The essential question

Now I pose this essential question to you: What do you really want?

Surprisingly, most people have never asked themselves this question with any depth. Indeed, most people live their entire lives without really questioning what it is that they truly want. Most just make do with whatever shows up. Most are content to settle for some version, hopefully a little bit better, of what their parents had or wanted. Others may rebel and strive for something totally different from what their parents had but end up with the same results. Many people who choose to become parents say that what they most want is not to treat their children the way their parents treated them. But all these choices exist in the realm of relative slavery. These are not true choices but conditioned responses.

When we act out of conditioning, all of our choices are rooted in a ground of ignorance. Unless you know who you are, all of your choices remain the choices of a slave. Of course, slaves sometimes protest that they are in fact free and can do whatever they please. Except to be still. Slaves do not have the power of silence. Silence is the key that unlocks all of the chains of slavery. All slaves are bound to the noise of arising phenomena. In using the term slaves, I am including the roles of both master and slave, since all roles in this world are roles of relative slavery. The apparent master is as enslaved as the apparent slave. Both are addicted to sensory experience and to the voices of their egoic minds talking in their heads.

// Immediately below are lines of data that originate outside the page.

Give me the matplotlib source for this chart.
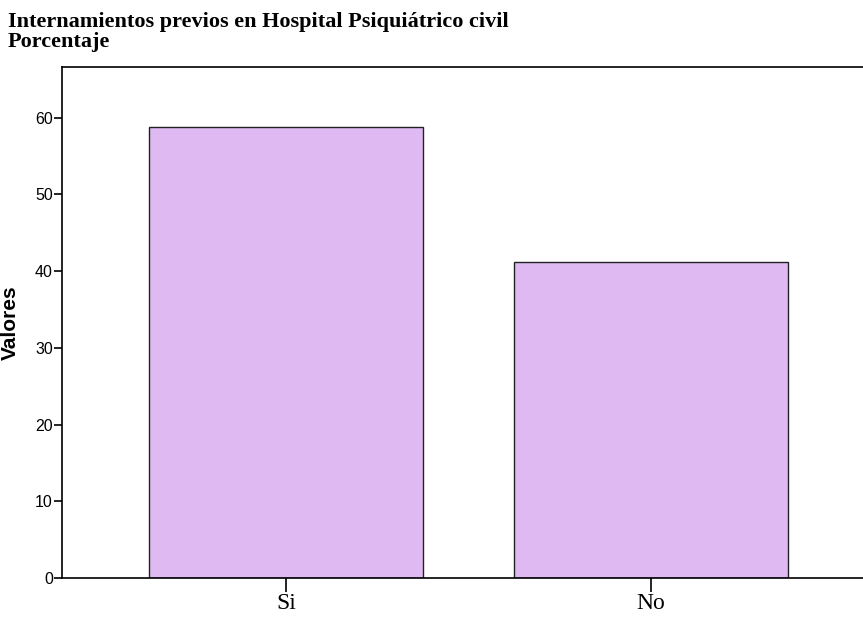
import matplotlib
matplotlib.use("Agg")
import matplotlib.pyplot as plt

categories = ["Si", "No"]
values = [58.8, 41.2]
yticks = [0, 10, 20, 30, 40, 50, 60]
title_lines = ["Internamientos previos en Hospital Psiquiátrico civil", "Porcentaje"]

fig = plt.figure(figsize=(8.63, 6.19), dpi=100)
ax = fig.add_axes([62/863, 1-578/619, 1-62/863, (578-67)/619])
x = range(len(categories))
ax.bar(x, values, width=0.753, color="#dfb9f2", edgecolor="#222222", linewidth=1.0, zorder=2)
ax.set_xlim(-0.614, 1.581)
ax.set_ylim(0, 66.6)
ax.set_xticks(list(x))
ax.set_xticklabels(categories, family="Liberation Serif", fontsize=17)
ax.set_yticks(yticks)
ax.set_yticklabels([str(t) for t in yticks], family="Liberation Sans", fontsize=11.5)
ax.tick_params(axis="y", length=6, width=1.2, pad=0.5)
ax.tick_params(axis="x", length=10, width=1.2, pad=1)
ax.spines["right"].set_visible(False)
for s in ["left", "top", "bottom"]:
    ax.spines[s].set_linewidth(1.2)
fig.text(10.5/863, 1-322.5/619, "Valores", family="Liberation Sans", fontweight="bold",
         fontsize=15, rotation=90, ha="center", va="center")
for i, line in enumerate(title_lines):
    fig.text(8/863, 1-(27+19.5*i)/619, line, family="Liberation Serif", fontweight="bold",
             fontsize=16, va="baseline", ha="left")
fig.savefig("out.png", dpi=100)
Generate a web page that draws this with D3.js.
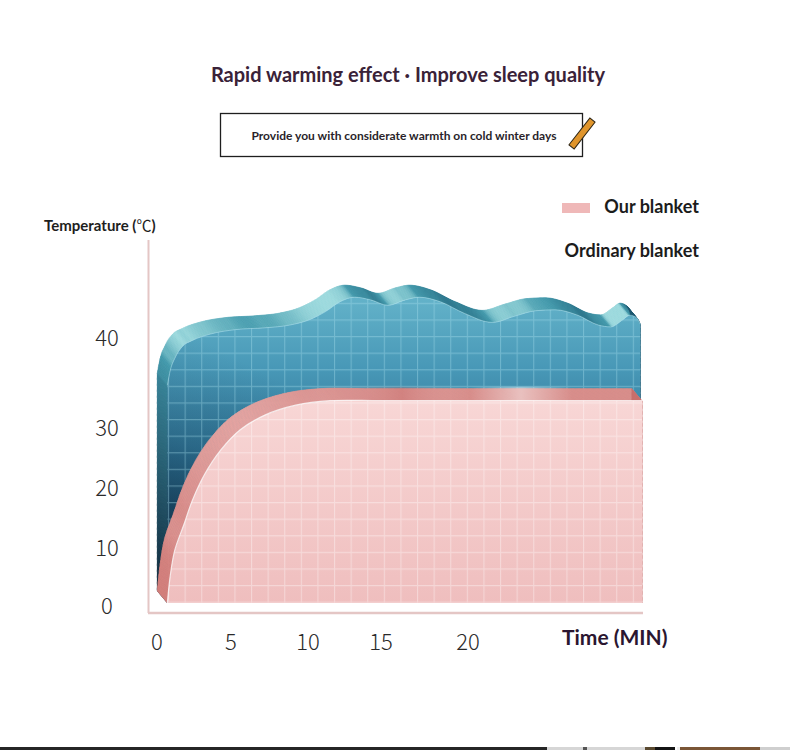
<!DOCTYPE html>
<html><head><meta charset="utf-8">
<script src="https://cdn.jsdelivr.net/npm/d3@7"></script>
<style>body{margin:0;background:#fff}svg{display:block}</style>
</head><body><svg id="c" width="790" height="750"></svg>
<script>
// ---------- data ----------
const title = "Rapid warming effect · Improve sleep quality";
const subtitle = "Provide you with considerate warmth on cold winter days";
const yAxisTitle = "Temperature (";
const yAxisUnit = "℃";
const xAxisTitle = "Time (MIN)";
const seriesNames = ["Our blanket", "Ordinary blanket"];
const timeTicks = [0, 5, 10, 15, 20];
const tempTicks = [0, 10, 20, 30, 40];
// Our blanket (pink) – front face top
const ourTime = [0.7, 0.9, 1.2, 1.8, 2.4, 3.2, 4.3, 5.6, 7.2, 9.2, 11.5, 15, 20, 25, 30];
const ourTemp = [0, 4.8, 9.1, 13.3, 17.5, 21.7, 25.8, 29.2, 31.1, 32.2, 32.7, 32.7, 32.7, 32.7, 32.7];
// Ordinary blanket (blue) – front face top
const ordTime = [0.7, 0.9, 1.2, 1.7, 2.4, 3.6, 5.3, 7.2, 8.8, 10.1, 11.2, 12.2, 13.2, 14.3, 15.4, 16.4, 17.2, 18.4, 19.8, 21.4, 22.7, 23.9, 25.0, 26.3, 27.5, 28.2, 28.9, 29.3, 29.7, 29.9];
const ordTemp = [34.4, 36.1, 37.4, 38.7, 39.4, 40.1, 40.6, 40.8, 41.1, 41.7, 42.6, 43.7, 44.2, 43.9, 43.3, 43.9, 44.2, 43.7, 42.4, 41.4, 42.1, 42.7, 42.8, 42.2, 41.1, 40.9, 41.7, 42.2, 41.9, 41.2];

// ---------- setup ----------
const svg = d3.select("#c");
const x = d3.scaleLinear().domain(timeTicks).range([157, 231, 308, 381, 468]);
const y = d3.scaleLinear().domain(tempTicks).range([603, 545, 485, 425, 335]);
const base = y(0);
const DX = -10, DY = -12;
const ourPts = ourTime.map((t, i) => [t, ourTemp[i]]);
const ordPts = ordTime.map((t, i) => [t, ordTemp[i]]);

const defs = svg.append("defs");
function lin(id, stops, x1, y1, x2, y2) {
  const g = defs.append("linearGradient").attr("id", id).attr("gradientUnits", "userSpaceOnUse")
    .attr("x1", x1).attr("y1", y1).attr("x2", x2).attr("y2", y2);
  stops.forEach(s => g.append("stop").attr("offset", s[0]).attr("stop-color", s[1]).attr("stop-opacity", s[2] == null ? 1 : s[2]));
}
lin("blueFront", [[0, "#66b5cb"], [0.25, "#4898b7"], [0.55, "#2c6f91"], [1, "#0c2c45"]], 0, 290, 0, 603);
lin("blueShade", [[0, "#06182b", 0.6], [0.6, "#06182b", 0.15], [1, "#06182b", 0]], 165, 600, 280, 380);
lin("pinkFront", [[0, "#f8d7d6"], [1, "#efbebe"]], 0, 395, 0, 603);
lin("pinkShine", [[0, "#ffffff", 0], [0.3, "#c06060", 0.25], [0.5, "#ffffff", 0], [0.65, "#ffffff", 0.45], [0.8, "#ffffff", 0], [1, "#ffffff", 0]], 300, 0, 640, 0);

function grid(id, color, op) {
  const p = defs.append("pattern").attr("id", id).attr("patternUnits", "userSpaceOnUse")
    .attr("width", 16.6).attr("height", 16.6).attr("x", 2).attr("y", 4);
  p.append("path").attr("d", "M0,0.5H16.6M0.5,0V16.6").attr("stroke", color).attr("stroke-opacity", op).attr("stroke-width", 1.2).attr("fill", "none");
}
grid("blueGrid", "#a8e0ee", 0.38);
grid("pinkGrid", "#ffffff", 0.35);

// ---------- axes lines ----------
svg.append("line").attr("x1", 148.5).attr("x2", 148.5).attr("y1", 240).attr("y2", 613)
  .attr("stroke", "#e4c6c5").attr("stroke-width", 2);
svg.append("line").attr("x1", 148).attr("x2", 643).attr("y1", 613).attr("y2", 613)
  .attr("stroke", "#e4c6c5").attr("stroke-width", 2.5);

// ---------- 3D series ----------
function gens(curve) {
  return {
    line: d3.line().x(d => x(d[0])).y(d => y(d[1])).curve(curve),
    area: d3.area().x(d => x(d[0])).y0(base).y1(d => y(d[1])).curve(curve)
  };
}
const blueGen = gens(d3.curveMonotoneX);
const pinkGen = gens(d3.curveCatmullRom.alpha(0.5));
const LX = -0.6, LY = -0.8;

function extrude(pts, lineGen, leftEdge, colorFn) {
  const g = svg.append("g");
  let d = lineGen(pts);
  if (leftEdge) d = `M${x(pts[0][0])},${base}L` + d.slice(1);
  const last = pts[pts.length - 1];
  d += `L${x(last[0])},${base}`;
  const tmp = svg.append("path").attr("d", d).attr("fill", "none").attr("opacity", 0);
  const node = tmp.node(), L = node.getTotalLength();
  const s = [];
  for (let l = 0; l < L; l += 1.2) s.push(node.getPointAtLength(l));
  s.push(node.getPointAtLength(L));
  tmp.remove();
  for (let i = 0; i < s.length - 1; i++) {
    const a = s[i], b = s[i + 1];
    const th = Math.atan2(b.y - a.y, b.x - a.x);
    const nx = Math.sin(th), ny = -Math.cos(th);
    const light = Math.max(0, Math.min(1, nx * LX + ny * LY));
    const c = colorFn(light, (a.y + b.y) / 2, (a.x + b.x) / 2);
    g.append("path")
      .attr("d", `M${a.x},${a.y}L${b.x},${b.y}L${b.x + DX},${b.y + DY}L${a.x + DX},${a.y + DY}Z`)
      .attr("fill", c).attr("stroke", c).attr("stroke-width", 0.7);
  }
  return g;
}

// Blue (ordinary blanket)
const blueRamp = d3.scaleLinear().domain([0, 0.8, 1]).range(["#1c5870", "#3f97aa", "#9bd9dd"]);
extrude(ordPts, blueGen.line, true, (l, yy) => {
  const c = blueRamp(l);
  const t = Math.max(0, Math.min(1, (yy - 370) / 220));
  return d3.interpolateRgb(c, "#081e31")(t * 0.9);
});
svg.append("path").attr("d", blueGen.area(ordPts)).attr("fill", "url(#blueFront)");
svg.append("path").attr("d", blueGen.area(ordPts)).attr("fill", "url(#blueShade)");
svg.append("path").attr("d", blueGen.area(ordPts)).attr("fill", "url(#blueGrid)");
svg.append("path").attr("d", blueGen.line(ordPts)).attr("fill", "none").attr("stroke", "#b6e6ef").attr("stroke-opacity", 0.5).attr("stroke-width", 1);

// Pink (our blanket)
const pinkRamp = d3.scaleLinear().domain([0, 0.7, 1]).range(["#c96f6c", "#d9837f", "#e6a4a1"]);
extrude(ourPts, pinkGen.line, false, (l) => pinkRamp(l));
svg.append("path").attr("d", `M300,${y(32.7) + DY - 2}H640V${y(32.7) + 1}H300Z`).attr("fill", "url(#pinkShine)");
svg.append("path").attr("d", pinkGen.area(ourPts)).attr("fill", "url(#pinkFront)");
svg.append("path").attr("d", pinkGen.area(ourPts)).attr("fill", "url(#pinkGrid)");
svg.append("path").attr("d", pinkGen.line(ourPts)).attr("fill", "none").attr("stroke", "#ffffff").attr("stroke-opacity", 0.75).attr("stroke-width", 1.2);

// ---------- tick labels ----------
const tickFont = "'Noto Sans CJK SC', 'Noto Sans', sans-serif";
svg.append("g").selectAll("text").data(tempTicks).join("text")
  .attr("x", 107).attr("y", d => y(d) + 3).attr("dy", "0.35em")
  .attr("text-anchor", "middle").attr("font-family", tickFont).attr("font-weight", 300)
  .attr("font-size", 22).attr("fill", "#2a2a2a").text(d => d);
svg.append("g").selectAll("text").data(timeTicks).join("text")
  .attr("x", d => x(d)).attr("y", 642).attr("dy", "0.35em")
  .attr("text-anchor", "middle").attr("font-family", tickFont).attr("font-weight", 300)
  .attr("font-size", 22).attr("fill", "#2a2a2a").text(d => d);

// ---------- titles ----------
const lato = "Lato, 'Open Sans', sans-serif";
svg.append("text").attr("x", 408).attr("y", 82).attr("text-anchor", "middle")
  .attr("font-family", lato).attr("font-weight", 700).attr("font-size", 20).attr("fill", "#3a2238").text(title);
svg.append("rect").attr("x", 220.5).attr("y", 113.5).attr("width", 362).attr("height", 43)
  .attr("fill", "#fff").attr("stroke", "#1e1e1e").attr("stroke-width", 1.3);
svg.append("text").attr("x", 404).attr("y", 140).attr("text-anchor", "middle")
  .attr("font-family", lato).attr("font-weight", 700).attr("font-size", 12).attr("fill", "#2a1f2a").text(subtitle);
svg.append("g").attr("transform", "translate(582,133.5) rotate(-52)")
  .append("rect").attr("x", -17).attr("y", -3.3).attr("width", 34).attr("height", 6.6)
  .attr("fill", "#e0952c").attr("stroke", "#2e2616").attr("stroke-width", 1);

const yt = svg.append("text").attr("x", 44).attr("y", 231).attr("font-family", lato).attr("font-weight", 700)
  .attr("font-size", 15).attr("fill", "#1e1e1e");
yt.append("tspan").text(yAxisTitle);
yt.append("tspan").attr("font-family", "'Noto Sans CJK SC', sans-serif").attr("font-weight", 400).text(yAxisUnit);
yt.append("tspan").text(")");
svg.append("text").attr("x", 562).attr("y", 645).attr("font-family", lato).attr("font-weight", 700)
  .attr("font-size", 21).attr("fill", "#2b1630").text(xAxisTitle);

// ---------- legend ----------
svg.append("rect").attr("x", 562).attr("y", 203).attr("width", 28).attr("height", 10).attr("fill", "#efb8b8");
svg.append("text").attr("x", 699).attr("y", 213).attr("text-anchor", "end").attr("font-family", lato)
  .attr("font-weight", 700).attr("font-size", 18).attr("fill", "#1c1c1c").text(seriesNames[0]);
svg.append("text").attr("x", 699).attr("y", 257).attr("text-anchor", "end").attr("font-family", lato)
  .attr("font-weight", 700).attr("font-size", 18).attr("fill", "#1c1c1c").text(seriesNames[1]);

// ---------- bottom photo strip ----------
[[0, 547, "#262626"], [547, 98, "#d6d6d6"], [583, 4, "#555"], [645, 10, "#5a4a30"], [655, 20, "#141414"],
 [677, 3, "#eee"], [680, 80, "#7a5636"], [760, 30, "#cfcfcf"]].forEach(r =>
  svg.append("rect").attr("x", r[0]).attr("y", 747).attr("width", r[1]).attr("height", 3).attr("fill", r[2]));
</script></body></html>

My teacher Papaji said that there is a river of thought waves, and this river is washing all beings downstream. Some rationalize that they are going with the flow, others zigzag and imagine that they are in control, while still others gather objects and people around them so that they can float down the river together. The rarest of the rare are those who give rise to the desire for freedom. Freedom is the willingness to take a stand exactly where you are, in the middle of the mind stream.